What the exercise asks:
Below is some material; set it all down exactly, apart from the pictures.

** START Source material **

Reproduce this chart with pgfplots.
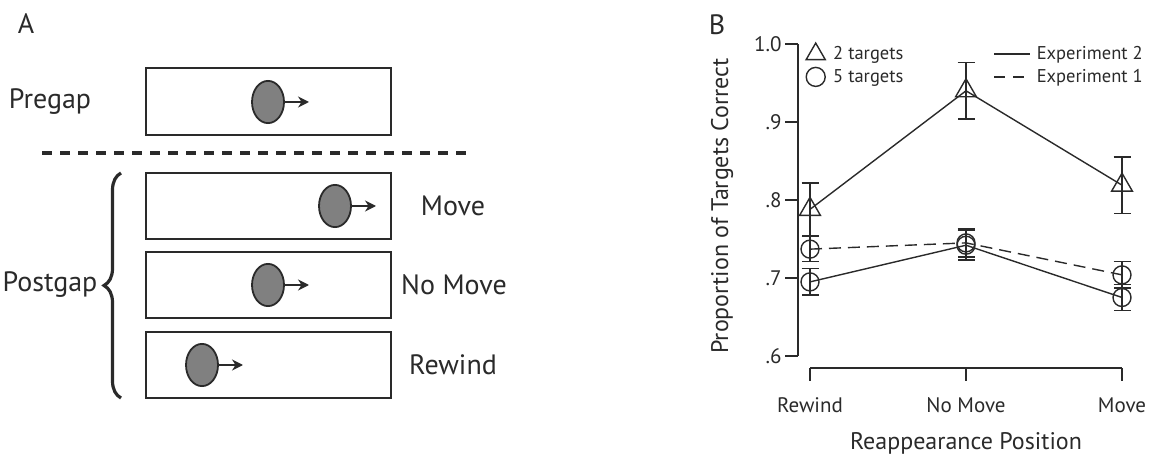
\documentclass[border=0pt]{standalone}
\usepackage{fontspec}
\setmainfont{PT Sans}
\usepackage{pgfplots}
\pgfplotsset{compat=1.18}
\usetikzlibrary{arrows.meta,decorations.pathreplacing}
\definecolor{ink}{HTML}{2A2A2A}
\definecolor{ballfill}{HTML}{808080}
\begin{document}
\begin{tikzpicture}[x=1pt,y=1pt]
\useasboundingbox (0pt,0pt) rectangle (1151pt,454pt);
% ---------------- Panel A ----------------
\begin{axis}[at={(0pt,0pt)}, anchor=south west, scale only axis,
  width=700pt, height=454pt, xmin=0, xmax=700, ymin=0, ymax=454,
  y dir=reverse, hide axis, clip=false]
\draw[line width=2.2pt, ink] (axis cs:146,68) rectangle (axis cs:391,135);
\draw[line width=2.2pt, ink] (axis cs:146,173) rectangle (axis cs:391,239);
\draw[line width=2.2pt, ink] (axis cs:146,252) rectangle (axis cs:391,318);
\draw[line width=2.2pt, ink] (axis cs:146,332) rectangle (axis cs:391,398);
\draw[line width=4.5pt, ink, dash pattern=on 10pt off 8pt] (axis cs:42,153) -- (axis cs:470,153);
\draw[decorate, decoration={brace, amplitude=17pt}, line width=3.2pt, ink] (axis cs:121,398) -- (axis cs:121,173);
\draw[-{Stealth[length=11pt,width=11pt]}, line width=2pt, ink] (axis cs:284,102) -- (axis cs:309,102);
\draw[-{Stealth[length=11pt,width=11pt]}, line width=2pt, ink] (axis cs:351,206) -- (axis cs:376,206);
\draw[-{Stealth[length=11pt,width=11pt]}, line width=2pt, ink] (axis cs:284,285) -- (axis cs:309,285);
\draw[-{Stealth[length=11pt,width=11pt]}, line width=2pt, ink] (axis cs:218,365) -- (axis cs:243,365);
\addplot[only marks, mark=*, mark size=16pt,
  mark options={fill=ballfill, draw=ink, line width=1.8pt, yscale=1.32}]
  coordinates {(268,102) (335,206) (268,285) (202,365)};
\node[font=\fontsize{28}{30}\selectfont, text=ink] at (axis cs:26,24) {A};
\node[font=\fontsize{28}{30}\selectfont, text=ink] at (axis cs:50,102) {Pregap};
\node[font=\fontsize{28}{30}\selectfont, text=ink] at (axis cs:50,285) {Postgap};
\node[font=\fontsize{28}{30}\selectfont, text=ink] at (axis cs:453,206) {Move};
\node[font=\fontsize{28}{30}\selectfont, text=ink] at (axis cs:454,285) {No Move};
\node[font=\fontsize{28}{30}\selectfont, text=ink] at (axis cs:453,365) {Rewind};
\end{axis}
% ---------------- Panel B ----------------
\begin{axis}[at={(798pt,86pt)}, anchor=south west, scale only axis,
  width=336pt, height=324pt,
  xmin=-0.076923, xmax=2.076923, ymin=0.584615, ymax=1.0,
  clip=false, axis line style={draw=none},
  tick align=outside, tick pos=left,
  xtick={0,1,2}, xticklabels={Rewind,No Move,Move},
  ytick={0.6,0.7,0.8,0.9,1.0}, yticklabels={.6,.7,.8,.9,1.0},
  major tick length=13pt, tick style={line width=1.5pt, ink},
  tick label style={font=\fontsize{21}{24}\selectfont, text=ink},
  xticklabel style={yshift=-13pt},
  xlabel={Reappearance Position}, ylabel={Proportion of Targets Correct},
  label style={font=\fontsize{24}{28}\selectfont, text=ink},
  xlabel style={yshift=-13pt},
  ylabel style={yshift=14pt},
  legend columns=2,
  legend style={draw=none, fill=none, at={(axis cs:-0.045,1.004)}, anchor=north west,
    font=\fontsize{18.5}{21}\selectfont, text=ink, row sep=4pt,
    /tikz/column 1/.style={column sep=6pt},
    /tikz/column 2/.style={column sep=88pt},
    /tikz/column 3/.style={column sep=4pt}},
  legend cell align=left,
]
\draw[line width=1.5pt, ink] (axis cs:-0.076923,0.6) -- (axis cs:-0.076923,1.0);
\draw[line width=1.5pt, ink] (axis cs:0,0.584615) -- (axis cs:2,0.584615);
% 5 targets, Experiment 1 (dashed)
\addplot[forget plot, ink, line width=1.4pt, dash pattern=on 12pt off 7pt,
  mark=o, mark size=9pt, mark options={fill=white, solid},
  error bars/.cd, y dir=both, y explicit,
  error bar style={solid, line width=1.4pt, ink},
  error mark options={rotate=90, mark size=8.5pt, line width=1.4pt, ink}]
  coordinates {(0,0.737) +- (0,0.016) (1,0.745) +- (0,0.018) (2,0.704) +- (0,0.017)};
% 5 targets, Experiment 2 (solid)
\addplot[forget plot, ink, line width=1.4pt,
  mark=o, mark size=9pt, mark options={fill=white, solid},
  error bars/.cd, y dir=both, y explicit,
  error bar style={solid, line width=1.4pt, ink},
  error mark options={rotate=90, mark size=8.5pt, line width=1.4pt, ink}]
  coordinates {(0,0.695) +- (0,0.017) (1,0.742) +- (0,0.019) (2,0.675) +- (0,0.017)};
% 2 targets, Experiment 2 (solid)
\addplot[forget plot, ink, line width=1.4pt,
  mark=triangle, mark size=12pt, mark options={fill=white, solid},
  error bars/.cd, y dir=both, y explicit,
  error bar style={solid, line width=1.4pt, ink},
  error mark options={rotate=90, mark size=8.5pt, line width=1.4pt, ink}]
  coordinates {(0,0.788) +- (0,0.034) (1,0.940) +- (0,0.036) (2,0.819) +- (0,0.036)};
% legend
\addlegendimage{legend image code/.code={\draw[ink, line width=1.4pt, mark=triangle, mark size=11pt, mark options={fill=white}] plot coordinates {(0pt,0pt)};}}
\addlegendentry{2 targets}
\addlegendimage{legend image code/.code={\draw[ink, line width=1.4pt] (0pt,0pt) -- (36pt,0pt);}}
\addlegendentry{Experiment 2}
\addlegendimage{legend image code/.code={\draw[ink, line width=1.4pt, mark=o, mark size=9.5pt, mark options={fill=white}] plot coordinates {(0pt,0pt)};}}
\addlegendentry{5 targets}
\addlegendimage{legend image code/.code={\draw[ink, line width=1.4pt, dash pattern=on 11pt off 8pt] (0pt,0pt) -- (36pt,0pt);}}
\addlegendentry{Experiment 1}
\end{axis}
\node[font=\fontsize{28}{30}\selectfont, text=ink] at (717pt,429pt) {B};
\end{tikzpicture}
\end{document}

** END Source material **

Answer to this exercise:
Reproduce this chart with pgfplots.
\documentclass[border=0pt]{standalone}
\usepackage{fontspec}
\setmainfont{PT Sans}
\usepackage{pgfplots}
\pgfplotsset{compat=1.18}
\usetikzlibrary{arrows.meta,decorations.pathreplacing}
\definecolor{ink}{HTML}{2A2A2A}
\definecolor{ballfill}{HTML}{808080}
\begin{document}
\begin{tikzpicture}[x=1pt,y=1pt]
\useasboundingbox (0pt,0pt) rectangle (1151pt,454pt);
% ---------------- Panel A ----------------
\begin{axis}[at={(0pt,0pt)}, anchor=south west, scale only axis,
  width=700pt, height=454pt, xmin=0, xmax=700, ymin=0, ymax=454,
  y dir=reverse, hide axis, clip=false]
\draw[line width=2.2pt, ink] (axis cs:146,68) rectangle (axis cs:391,135);
\draw[line width=2.2pt, ink] (axis cs:146,173) rectangle (axis cs:391,239);
\draw[line width=2.2pt, ink] (axis cs:146,252) rectangle (axis cs:391,318);
\draw[line width=2.2pt, ink] (axis cs:146,332) rectangle (axis cs:391,398);
\draw[line width=4.5pt, ink, dash pattern=on 10pt off 8pt] (axis cs:42,153) -- (axis cs:470,153);
\draw[decorate, decoration={brace, amplitude=17pt}, line width=3.2pt, ink] (axis cs:121,398) -- (axis cs:121,173);
\draw[-{Stealth[length=11pt,width=11pt]}, line width=2pt, ink] (axis cs:284,102) -- (axis cs:309,102);
\draw[-{Stealth[length=11pt,width=11pt]}, line width=2pt, ink] (axis cs:351,206) -- (axis cs:376,206);
\draw[-{Stealth[length=11pt,width=11pt]}, line width=2pt, ink] (axis cs:284,285) -- (axis cs:309,285);
\draw[-{Stealth[length=11pt,width=11pt]}, line width=2pt, ink] (axis cs:218,365) -- (axis cs:243,365);
\addplot[only marks, mark=*, mark size=16pt,
  mark options={fill=ballfill, draw=ink, line width=1.8pt, yscale=1.32}]
  coordinates {(268,102) (335,206) (268,285) (202,365)};
\node[font=\fontsize{28}{30}\selectfont, text=ink] at (axis cs:26,24) {A};
\node[font=\fontsize{28}{30}\selectfont, text=ink] at (axis cs:50,102) {Pregap};
\node[font=\fontsize{28}{30}\selectfont, text=ink] at (axis cs:50,285) {Postgap};
\node[font=\fontsize{28}{30}\selectfont, text=ink] at (axis cs:453,206) {Move};
\node[font=\fontsize{28}{30}\selectfont, text=ink] at (axis cs:454,285) {No Move};
\node[font=\fontsize{28}{30}\selectfont, text=ink] at (axis cs:453,365) {Rewind};
\end{axis}
% ---------------- Panel B ----------------
\begin{axis}[at={(798pt,86pt)}, anchor=south west, scale only axis,
  width=336pt, height=324pt,
  xmin=-0.076923, xmax=2.076923, ymin=0.584615, ymax=1.0,
  clip=false, axis line style={draw=none},
  tick align=outside, tick pos=left,
  xtick={0,1,2}, xticklabels={Rewind,No Move,Move},
  ytick={0.6,0.7,0.8,0.9,1.0}, yticklabels={.6,.7,.8,.9,1.0},
  major tick length=13pt, tick style={line width=1.5pt, ink},
  tick label style={font=\fontsize{21}{24}\selectfont, text=ink},
  xticklabel style={yshift=-13pt},
  xlabel={Reappearance Position}, ylabel={Proportion of Targets Correct},
  label style={font=\fontsize{24}{28}\selectfont, text=ink},
  xlabel style={yshift=-13pt},
  ylabel style={yshift=14pt},
  legend columns=2,
  legend style={draw=none, fill=none, at={(axis cs:-0.045,1.004)}, anchor=north west,
    font=\fontsize{18.5}{21}\selectfont, text=ink, row sep=4pt,
    /tikz/column 1/.style={column sep=6pt},
    /tikz/column 2/.style={column sep=88pt},
    /tikz/column 3/.style={column sep=4pt}},
  legend cell align=left,
]
\draw[line width=1.5pt, ink] (axis cs:-0.076923,0.6) -- (axis cs:-0.076923,1.0);
\draw[line width=1.5pt, ink] (axis cs:0,0.584615) -- (axis cs:2,0.584615);
% 5 targets, Experiment 1 (dashed)
\addplot[forget plot, ink, line width=1.4pt, dash pattern=on 12pt off 7pt,
  mark=o, mark size=9pt, mark options={fill=white, solid},
  error bars/.cd, y dir=both, y explicit,
  error bar style={solid, line width=1.4pt, ink},
  error mark options={rotate=90, mark size=8.5pt, line width=1.4pt, ink}]
  coordinates {(0,0.737) +- (0,0.016) (1,0.745) +- (0,0.018) (2,0.704) +- (0,0.017)};
% 5 targets, Experiment 2 (solid)
\addplot[forget plot, ink, line width=1.4pt,
  mark=o, mark size=9pt, mark options={fill=white, solid},
  error bars/.cd, y dir=both, y explicit,
  error bar style={solid, line width=1.4pt, ink},
  error mark options={rotate=90, mark size=8.5pt, line width=1.4pt, ink}]
  coordinates {(0,0.695) +- (0,0.017) (1,0.742) +- (0,0.019) (2,0.675) +- (0,0.017)};
% 2 targets, Experiment 2 (solid)
\addplot[forget plot, ink, line width=1.4pt,
  mark=triangle, mark size=12pt, mark options={fill=white, solid},
  error bars/.cd, y dir=both, y explicit,
  error bar style={solid, line width=1.4pt, ink},
  error mark options={rotate=90, mark size=8.5pt, line width=1.4pt, ink}]
  coordinates {(0,0.788) +- (0,0.034) (1,0.940) +- (0,0.036) (2,0.819) +- (0,0.036)};
% legend
\addlegendimage{legend image code/.code={\draw[ink, line width=1.4pt, mark=triangle, mark size=11pt, mark options={fill=white}] plot coordinates {(0pt,0pt)};}}
\addlegendentry{2 targets}
\addlegendimage{legend image code/.code={\draw[ink, line width=1.4pt] (0pt,0pt) -- (36pt,0pt);}}
\addlegendentry{Experiment 2}
\addlegendimage{legend image code/.code={\draw[ink, line width=1.4pt, mark=o, mark size=9.5pt, mark options={fill=white}] plot coordinates {(0pt,0pt)};}}
\addlegendentry{5 targets}
\addlegendimage{legend image code/.code={\draw[ink, line width=1.4pt, dash pattern=on 11pt off 8pt] (0pt,0pt) -- (36pt,0pt);}}
\addlegendentry{Experiment 1}
\end{axis}
\node[font=\fontsize{28}{30}\selectfont, text=ink] at (717pt,429pt) {B};
\end{tikzpicture}
\end{document}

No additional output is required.